Using the records below, count the lines with "code" in them. Give the number only.

········

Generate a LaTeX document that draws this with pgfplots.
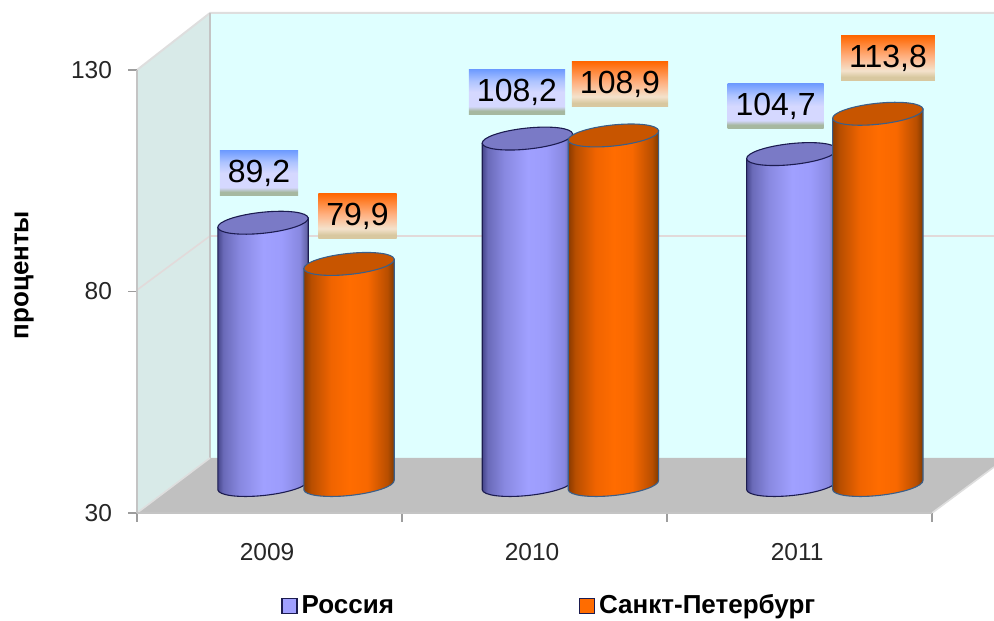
\documentclass[border=0pt]{standalone}
\usepackage{fontspec}
\setmainfont{Liberation Sans}
\usepackage{pgfplots}
\usepackage{pgfplotstable}
\pgfplotsset{compat=1.18}

\definecolor{ruA}{HTML}{46468A}\definecolor{ruB}{HTML}{6A6AB8}\definecolor{ruC}{HTML}{8888E0}
\definecolor{ruD}{HTML}{A0A0FF}\definecolor{ruE}{HTML}{9C9CFC}\definecolor{ruF}{HTML}{5A5A96}
\definecolor{ruTop}{HTML}{7A7AC6}\definecolor{ruLine}{HTML}{1C1C50}
\definecolor{spA}{HTML}{8A3A00}\definecolor{spB}{HTML}{B84E00}\definecolor{spC}{HTML}{F06400}
\definecolor{spD}{HTML}{FF6C00}\definecolor{spE}{HTML}{F86800}\definecolor{spF}{HTML}{7A3800}
\definecolor{spTop}{HTML}{C85500}\definecolor{spLine}{HTML}{3A5F8A}
\definecolor{laA}{HTML}{6E9BFF}\definecolor{laB}{HTML}{AEC4FF}\definecolor{laC}{HTML}{D5D8FF}\definecolor{laD}{HTML}{A6B8A0}
\definecolor{lbA}{HTML}{FF6600}\definecolor{lbB}{HTML}{FFB080}\definecolor{lbC}{HTML}{F4E2CC}\definecolor{lbD}{HTML}{D8C8A0}
\definecolor{backwall}{HTML}{DFFFFF}\definecolor{sidewall}{HTML}{D8EAE8}\definecolor{floorc}{HTML}{C0C0C0}
\definecolor{gridc}{HTML}{E2DADA}\definecolor{edgec}{HTML}{C4C4C4}\definecolor{edgel}{HTML}{DEDEDE}

\pgfdeclarehorizontalshading{cylRu}{100bp}{color(0bp)=(ruA);color(25bp)=(ruA);color(28bp)=(ruB);color(37bp)=(ruC);color(50bp)=(ruD);color(60bp)=(ruE);color(70bp)=(ruC);color(75bp)=(ruF);color(100bp)=(ruF)}
\pgfdeclarehorizontalshading{cylSp}{100bp}{color(0bp)=(spA);color(25bp)=(spA);color(29bp)=(spB);color(40bp)=(spC);color(50bp)=(spD);color(60bp)=(spE);color(71bp)=(spB);color(75bp)=(spF);color(100bp)=(spF)}
\pgfdeclareverticalshading{lblRu}{100bp}{color(0bp)=(laD);color(25bp)=(laD);color(29bp)=(laD);color(34bp)=(laC);color(50bp)=(laC);color(62bp)=(laB);color(75bp)=(laA);color(100bp)=(laA)}
\pgfdeclareverticalshading{lblSp}{100bp}{color(0bp)=(lbD);color(25bp)=(lbD);color(29bp)=(lbD);color(36bp)=(lbC);color(52bp)=(lbB);color(75bp)=(lbA);color(100bp)=(lbA)}

% a cylinder whose height follows the plotted value (\val)
\newcommand{\cylmark}[5]{%
  \pgfdeclareplotmark{#1}{%
    \pgfmathsetmacro{\cylH}{(\val-30)*2.215}%
    \pgftransformxshift{#2}%
    \pgfsetlinewidth{0.55pt}%
    \pgfsetstrokecolor{#5}%
    \pgfpathmoveto{\pgfpoint{-22.6pt}{-2.37pt}}%
    \pgfpathlineto{\pgfpoint{-22.6pt}{-2.37pt-\cylH pt}}%
    \pgfpatharcaxes{180}{360}{\pgfpoint{22.6pt}{2.37pt}}{\pgfpoint{-0.55pt}{5.22pt}}%
    \pgfpathlineto{\pgfpoint{22.6pt}{2.37pt}}%
    \pgfpathclose
    \pgfshadepath{#3}{0}%
    \pgfusepath{stroke}%
    \pgfsetfillcolor{#4}%
    \pgfpathellipse{\pgfpointorigin}{\pgfpoint{22.6pt}{2.37pt}}{\pgfpoint{-0.55pt}{5.22pt}}%
    \pgfusepath{fill,stroke}%
  }%
}
\cylmark{cylRussia}{-21.375pt}{cylRu}{ruTop}{ruLine}
\cylmark{cylPiter}{21.625pt}{cylSp}{spTop}{spLine}

\pgfplotstableread{
x ru    sp    rdx     rdy  sdx    sdy
0 89.2  79.9  -46.75  49.7 51.75  48.0
1 108.2 108.9 -53.15  46.6 49.85  51.5
2 104.7 113.8 -59.0   48.1 53.45  55.8
}\chartdata

\pgfplotsset{
  datalabel/.style={
    draw=none, mark=none, forget plot,
    point meta=y,
    nodes near coords={\pgfmathprintnumber[assume math mode=true,use comma,fixed,fixed zerofill,precision=1]{\pgfplotspointmeta}},
    nodes near coords style={
      anchor=center, shade, shading=#1, text=black,
      font=\fontsize{16}{16}\selectfont,
      minimum height=22.5pt, inner xsep=4pt, inner ysep=0pt,
      xshift=\dx*0.5pt, yshift=\dy*0.5pt},
  },
}

\begin{document}
\begin{tikzpicture}
\path[use as bounding box] (0,0) rectangle (497pt,310pt);

\begin{scope}[x=0.5pt,y=-0.5pt,yshift=310pt]
  \fill[backwall] (210,13) rectangle (994,458);
  \fill[sidewall] (137,70) -- (210,13) -- (210,458) -- (137,513) -- cycle;
  \fill[floorc] (137,513) -- (932,513) -- (994,467) -- (994,458) -- (210,458) -- cycle;
  \draw[gridc,line width=0.8pt] (137,290) -- (210,236) -- (994,236);
  \draw[edgel,line width=1pt] (137,70) -- (210,13) -- (994,13);
  \draw[edgec,line width=1pt] (210,13) -- (210,458);
  \draw[edgel,line width=0.8pt] (137,513) -- (210,458);
  \draw[edgel,line width=0.8pt] (932,513) -- (994,467);
\end{scope}

% front plane: the value axis and the category axis
\begin{axis}[
  at={(68.5pt,53.5pt)}, anchor=south west,
  scale only axis, width=397.5pt, height=221.5pt,
  xmin=0, xmax=3, ymin=30, ymax=130,
  axis lines*=left, axis line style={edgec,line width=1pt,-},
  clip=false,
  xtick={0.5,1.5,2.5}, xticklabels={2009,2010,2011},
  minor xtick={0,1,2,3},
  ytick={30,80,130},
  major x tick style={draw=none},
  minor tick length=4.5pt,
  minor x tick style={edgec!80!black,line width=0.7pt},
  tick align=outside,
  y tick style={edgec!80!black,line width=0.7pt},
  major tick length=4.5pt,
  /pgf/number format/assume math mode=true,
  tick label style={font=\fontsize{12.25}{12.25}\selectfont,text=black!85},
  x tick label style={yshift=-7pt,xshift=-1.2pt},
  y tick label style={xshift=-4.5pt},
  ylabel={проценты},
  every axis y label/.style={at={(axis description cs:-0.142,0.537)},rotate=90,anchor=center,font=\fontsize{13}{13}\bfseries\selectfont},
]
\end{axis}

% cylinders, set back from the front plane
\begin{axis}[
  at={(86.775pt,67.5pt)}, anchor=south west,
  scale only axis, width=396.6pt, height=221.5pt,
  xmin=-0.5, xmax=2.5, ymin=30, ymax=130,
  hide axis, clip=false,
  legend columns=2,
  legend cell align=left,
  legend style={
    at={(0.1355,-0.2725)}, anchor=west, draw=none, fill=none, inner sep=0pt,
    font=\fontsize{13}{13}\bfseries\selectfont,
    /tikz/every even column/.append style={column sep=90.5pt},
  },
]
\addplot[scatter, only marks, mark=cylRussia,
  visualization depends on={rawy \as \val},
  legend image code/.code={\draw[fill=ruD,draw=ruLine,line width=0.6pt] (0pt,-3.7pt) rectangle (7.5pt,3.7pt);}]
  table[x=x,y=ru] {\chartdata};
\addlegendentry{Россия}
\addplot[scatter, only marks, mark=cylPiter,
  visualization depends on={rawy \as \val},
  legend image code/.code={\draw[fill=spD,draw=ruLine,line width=0.6pt] (0pt,-3.7pt) rectangle (7.5pt,3.7pt);}]
  table[x=x,y=sp] {\chartdata};
\addlegendentry{Санкт-Петербург}

\addplot[datalabel=lblRu,
  visualization depends on={\thisrow{rdx} \as \dx},
  visualization depends on={\thisrow{rdy} \as \dy}]
  table[x=x,y=ru] {\chartdata};
\addplot[datalabel=lblSp,
  visualization depends on={\thisrow{sdx} \as \dx},
  visualization depends on={\thisrow{sdy} \as \dy}]
  table[x=x,y=sp] {\chartdata};
\end{axis}
\end{tikzpicture}
\end{document}
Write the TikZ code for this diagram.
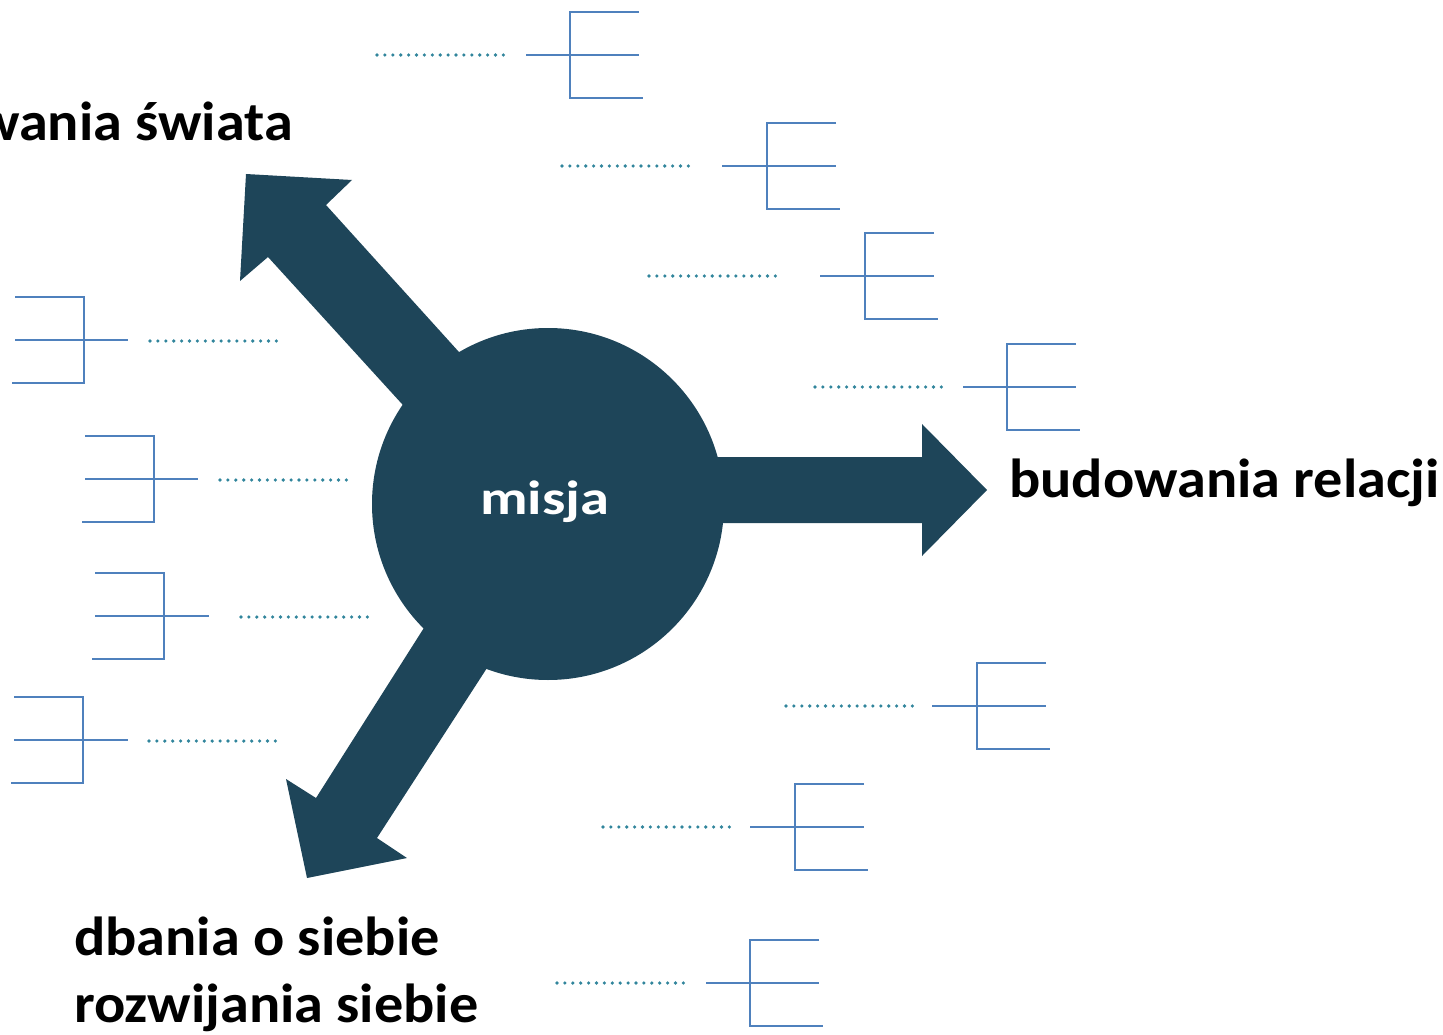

········

Full solution: 3